**Supplied information:**
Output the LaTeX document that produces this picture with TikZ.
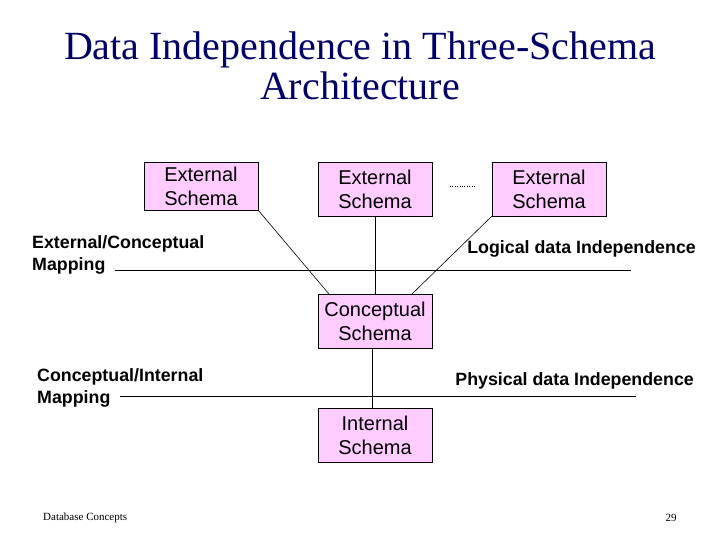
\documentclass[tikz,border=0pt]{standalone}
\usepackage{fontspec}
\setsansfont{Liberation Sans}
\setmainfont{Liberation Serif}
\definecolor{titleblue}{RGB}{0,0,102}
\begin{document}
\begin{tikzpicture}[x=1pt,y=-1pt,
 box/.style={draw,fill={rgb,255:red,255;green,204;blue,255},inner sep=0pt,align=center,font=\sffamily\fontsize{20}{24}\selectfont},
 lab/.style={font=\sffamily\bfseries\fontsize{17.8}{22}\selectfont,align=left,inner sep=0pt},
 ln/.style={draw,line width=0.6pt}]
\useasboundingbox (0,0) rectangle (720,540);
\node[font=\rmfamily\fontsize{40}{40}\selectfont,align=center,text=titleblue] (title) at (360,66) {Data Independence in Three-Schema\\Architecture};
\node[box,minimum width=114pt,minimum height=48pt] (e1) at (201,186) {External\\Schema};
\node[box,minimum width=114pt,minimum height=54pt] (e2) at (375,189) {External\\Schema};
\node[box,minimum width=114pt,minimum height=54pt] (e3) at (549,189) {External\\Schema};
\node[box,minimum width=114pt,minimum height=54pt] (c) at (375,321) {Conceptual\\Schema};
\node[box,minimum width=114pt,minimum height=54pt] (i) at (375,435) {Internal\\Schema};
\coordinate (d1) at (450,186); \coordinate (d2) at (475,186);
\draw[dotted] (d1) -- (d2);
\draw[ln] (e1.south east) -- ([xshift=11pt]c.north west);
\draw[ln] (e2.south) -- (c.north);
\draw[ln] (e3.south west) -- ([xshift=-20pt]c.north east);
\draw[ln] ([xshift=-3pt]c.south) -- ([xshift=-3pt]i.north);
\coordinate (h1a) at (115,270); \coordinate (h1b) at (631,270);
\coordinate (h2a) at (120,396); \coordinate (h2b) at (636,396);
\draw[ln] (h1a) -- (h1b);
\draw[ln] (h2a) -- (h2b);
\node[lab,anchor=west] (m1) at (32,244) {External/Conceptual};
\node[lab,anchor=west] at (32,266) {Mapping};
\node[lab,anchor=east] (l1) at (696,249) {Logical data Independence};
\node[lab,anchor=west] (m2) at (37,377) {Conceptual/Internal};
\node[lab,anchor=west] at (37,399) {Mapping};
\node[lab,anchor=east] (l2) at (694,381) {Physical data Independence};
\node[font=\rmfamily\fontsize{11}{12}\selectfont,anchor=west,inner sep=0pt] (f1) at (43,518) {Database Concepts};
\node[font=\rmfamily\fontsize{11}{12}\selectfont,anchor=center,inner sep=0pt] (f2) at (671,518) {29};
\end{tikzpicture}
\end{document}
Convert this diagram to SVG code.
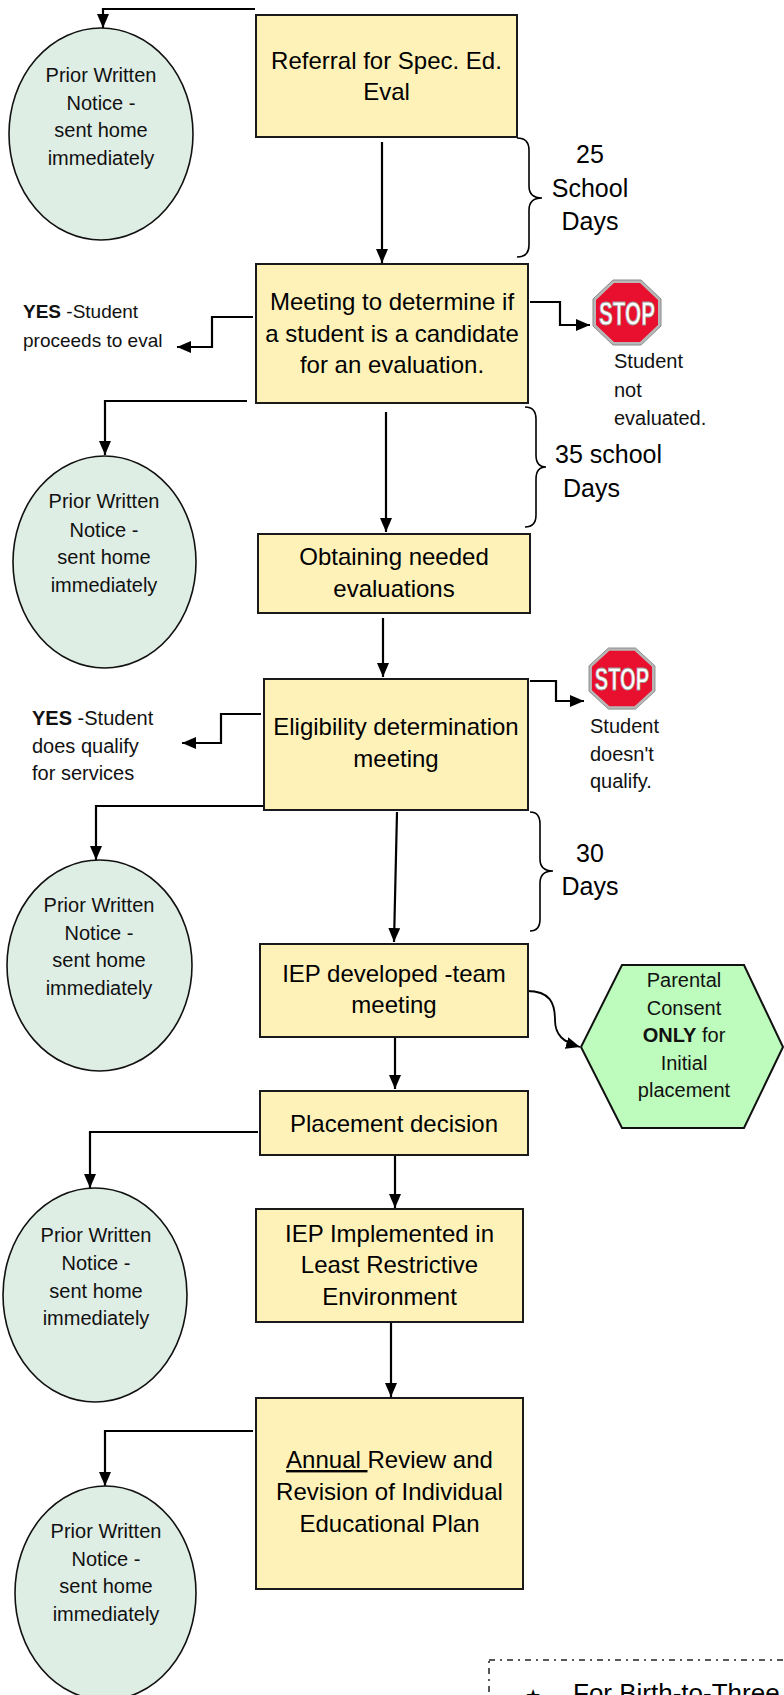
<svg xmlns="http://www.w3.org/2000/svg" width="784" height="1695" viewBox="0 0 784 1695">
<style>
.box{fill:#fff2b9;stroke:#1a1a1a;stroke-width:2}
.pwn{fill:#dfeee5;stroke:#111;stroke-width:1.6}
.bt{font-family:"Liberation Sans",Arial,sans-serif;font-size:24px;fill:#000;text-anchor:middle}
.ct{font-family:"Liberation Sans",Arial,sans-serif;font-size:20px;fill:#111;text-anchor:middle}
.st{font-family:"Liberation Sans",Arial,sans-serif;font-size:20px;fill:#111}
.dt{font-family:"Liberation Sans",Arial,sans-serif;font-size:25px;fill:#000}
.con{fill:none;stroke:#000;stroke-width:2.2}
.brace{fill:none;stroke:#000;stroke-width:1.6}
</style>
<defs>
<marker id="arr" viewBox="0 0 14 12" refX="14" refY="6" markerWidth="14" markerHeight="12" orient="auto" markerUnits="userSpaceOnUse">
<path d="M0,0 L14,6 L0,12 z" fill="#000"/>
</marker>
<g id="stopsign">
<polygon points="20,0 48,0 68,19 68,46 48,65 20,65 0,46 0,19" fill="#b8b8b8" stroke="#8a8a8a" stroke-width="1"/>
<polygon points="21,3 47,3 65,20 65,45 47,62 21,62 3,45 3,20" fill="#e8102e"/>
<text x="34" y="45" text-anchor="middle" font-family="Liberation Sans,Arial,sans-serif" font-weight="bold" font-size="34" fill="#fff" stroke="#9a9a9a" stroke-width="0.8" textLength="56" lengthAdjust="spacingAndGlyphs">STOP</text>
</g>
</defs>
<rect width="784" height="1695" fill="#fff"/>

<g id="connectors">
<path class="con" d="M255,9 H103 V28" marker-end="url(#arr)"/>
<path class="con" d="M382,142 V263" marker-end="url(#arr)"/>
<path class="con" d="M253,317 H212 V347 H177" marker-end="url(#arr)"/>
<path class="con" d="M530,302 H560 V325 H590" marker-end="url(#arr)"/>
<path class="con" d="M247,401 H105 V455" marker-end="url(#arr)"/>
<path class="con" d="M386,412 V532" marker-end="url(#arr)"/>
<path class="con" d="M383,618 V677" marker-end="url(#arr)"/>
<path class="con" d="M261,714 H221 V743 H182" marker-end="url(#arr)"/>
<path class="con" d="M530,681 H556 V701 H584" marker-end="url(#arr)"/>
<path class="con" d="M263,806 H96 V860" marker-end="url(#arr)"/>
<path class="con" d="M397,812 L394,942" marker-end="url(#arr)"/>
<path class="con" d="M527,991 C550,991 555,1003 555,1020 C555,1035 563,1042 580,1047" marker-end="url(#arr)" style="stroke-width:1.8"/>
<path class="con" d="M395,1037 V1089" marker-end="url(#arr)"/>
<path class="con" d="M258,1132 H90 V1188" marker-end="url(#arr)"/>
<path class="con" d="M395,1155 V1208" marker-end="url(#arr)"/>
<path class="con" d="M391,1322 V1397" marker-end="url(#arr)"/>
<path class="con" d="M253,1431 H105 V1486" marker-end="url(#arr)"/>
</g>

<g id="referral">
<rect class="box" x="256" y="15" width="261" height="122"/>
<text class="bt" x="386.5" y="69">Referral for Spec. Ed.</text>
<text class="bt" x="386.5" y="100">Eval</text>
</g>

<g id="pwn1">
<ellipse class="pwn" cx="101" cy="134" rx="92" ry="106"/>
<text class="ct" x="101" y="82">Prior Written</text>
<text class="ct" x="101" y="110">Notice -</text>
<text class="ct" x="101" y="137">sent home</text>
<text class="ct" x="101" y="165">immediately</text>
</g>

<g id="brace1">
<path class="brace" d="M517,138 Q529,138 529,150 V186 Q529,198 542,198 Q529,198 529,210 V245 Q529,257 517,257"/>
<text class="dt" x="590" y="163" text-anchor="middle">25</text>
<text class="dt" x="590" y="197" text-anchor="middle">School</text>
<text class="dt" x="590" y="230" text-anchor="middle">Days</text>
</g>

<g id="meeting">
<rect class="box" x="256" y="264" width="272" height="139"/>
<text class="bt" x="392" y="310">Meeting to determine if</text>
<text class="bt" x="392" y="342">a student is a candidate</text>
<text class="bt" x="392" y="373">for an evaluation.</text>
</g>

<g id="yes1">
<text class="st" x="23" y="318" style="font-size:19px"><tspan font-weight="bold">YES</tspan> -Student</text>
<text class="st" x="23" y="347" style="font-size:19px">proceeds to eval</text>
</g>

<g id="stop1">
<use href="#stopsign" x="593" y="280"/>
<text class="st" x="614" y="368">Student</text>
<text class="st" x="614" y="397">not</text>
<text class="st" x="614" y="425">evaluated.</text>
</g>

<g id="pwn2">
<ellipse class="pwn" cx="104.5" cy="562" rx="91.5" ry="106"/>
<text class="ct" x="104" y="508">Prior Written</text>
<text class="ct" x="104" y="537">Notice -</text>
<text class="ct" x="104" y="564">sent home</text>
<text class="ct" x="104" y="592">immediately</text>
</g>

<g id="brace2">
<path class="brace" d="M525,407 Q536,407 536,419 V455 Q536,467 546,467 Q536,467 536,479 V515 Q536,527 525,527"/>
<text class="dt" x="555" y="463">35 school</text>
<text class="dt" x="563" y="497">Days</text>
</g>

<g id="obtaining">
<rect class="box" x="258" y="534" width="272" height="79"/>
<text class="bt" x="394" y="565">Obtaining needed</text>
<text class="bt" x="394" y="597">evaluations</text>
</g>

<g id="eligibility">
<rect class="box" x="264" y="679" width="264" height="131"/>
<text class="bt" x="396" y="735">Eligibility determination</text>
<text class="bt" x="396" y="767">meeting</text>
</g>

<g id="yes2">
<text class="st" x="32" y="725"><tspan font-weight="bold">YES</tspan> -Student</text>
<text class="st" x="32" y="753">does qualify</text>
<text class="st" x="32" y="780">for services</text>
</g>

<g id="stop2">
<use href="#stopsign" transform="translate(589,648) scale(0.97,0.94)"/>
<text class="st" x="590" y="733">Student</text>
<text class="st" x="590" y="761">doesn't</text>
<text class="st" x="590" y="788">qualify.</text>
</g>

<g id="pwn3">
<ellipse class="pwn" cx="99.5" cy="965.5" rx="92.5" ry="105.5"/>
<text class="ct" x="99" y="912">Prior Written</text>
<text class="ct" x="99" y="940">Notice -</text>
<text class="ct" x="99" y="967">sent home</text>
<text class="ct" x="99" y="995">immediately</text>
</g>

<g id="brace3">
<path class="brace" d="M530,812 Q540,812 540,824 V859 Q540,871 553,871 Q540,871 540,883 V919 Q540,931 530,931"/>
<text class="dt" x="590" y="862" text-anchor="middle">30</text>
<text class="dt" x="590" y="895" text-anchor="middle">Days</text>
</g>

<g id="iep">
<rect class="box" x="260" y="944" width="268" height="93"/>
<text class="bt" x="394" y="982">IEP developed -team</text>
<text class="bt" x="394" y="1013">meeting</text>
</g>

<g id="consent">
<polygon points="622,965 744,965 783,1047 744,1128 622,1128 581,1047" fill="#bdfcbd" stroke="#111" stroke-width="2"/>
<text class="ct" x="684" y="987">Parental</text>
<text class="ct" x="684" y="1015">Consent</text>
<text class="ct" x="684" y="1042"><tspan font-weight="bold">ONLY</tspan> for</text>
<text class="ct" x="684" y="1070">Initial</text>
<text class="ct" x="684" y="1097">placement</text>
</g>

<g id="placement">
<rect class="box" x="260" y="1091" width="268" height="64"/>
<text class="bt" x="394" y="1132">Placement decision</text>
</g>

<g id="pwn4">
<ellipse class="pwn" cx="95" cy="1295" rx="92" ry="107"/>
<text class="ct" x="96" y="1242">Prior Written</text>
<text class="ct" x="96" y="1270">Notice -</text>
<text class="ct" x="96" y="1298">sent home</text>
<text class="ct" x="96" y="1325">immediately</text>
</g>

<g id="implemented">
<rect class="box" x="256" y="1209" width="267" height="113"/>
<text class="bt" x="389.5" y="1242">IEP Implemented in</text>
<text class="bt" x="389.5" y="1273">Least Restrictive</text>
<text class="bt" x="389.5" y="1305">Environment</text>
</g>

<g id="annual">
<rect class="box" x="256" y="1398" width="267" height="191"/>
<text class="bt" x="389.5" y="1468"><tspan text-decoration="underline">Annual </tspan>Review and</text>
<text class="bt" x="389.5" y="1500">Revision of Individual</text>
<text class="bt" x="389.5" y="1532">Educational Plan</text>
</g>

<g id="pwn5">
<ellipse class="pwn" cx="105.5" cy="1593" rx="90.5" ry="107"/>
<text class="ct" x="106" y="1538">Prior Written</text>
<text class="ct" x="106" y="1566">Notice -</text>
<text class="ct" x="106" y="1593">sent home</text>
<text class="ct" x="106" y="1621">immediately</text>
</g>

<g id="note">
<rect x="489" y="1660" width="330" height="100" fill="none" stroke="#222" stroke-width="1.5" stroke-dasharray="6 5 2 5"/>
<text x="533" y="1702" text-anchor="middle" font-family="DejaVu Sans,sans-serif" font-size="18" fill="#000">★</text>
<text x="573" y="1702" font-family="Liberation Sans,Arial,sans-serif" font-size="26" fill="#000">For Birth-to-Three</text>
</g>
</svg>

**Short task:** Go through the records and gather the lines that hold "this".

**Task result:**
Output the LaTeX document that produces this picture with TikZ.
Convert this diagram to SVG code.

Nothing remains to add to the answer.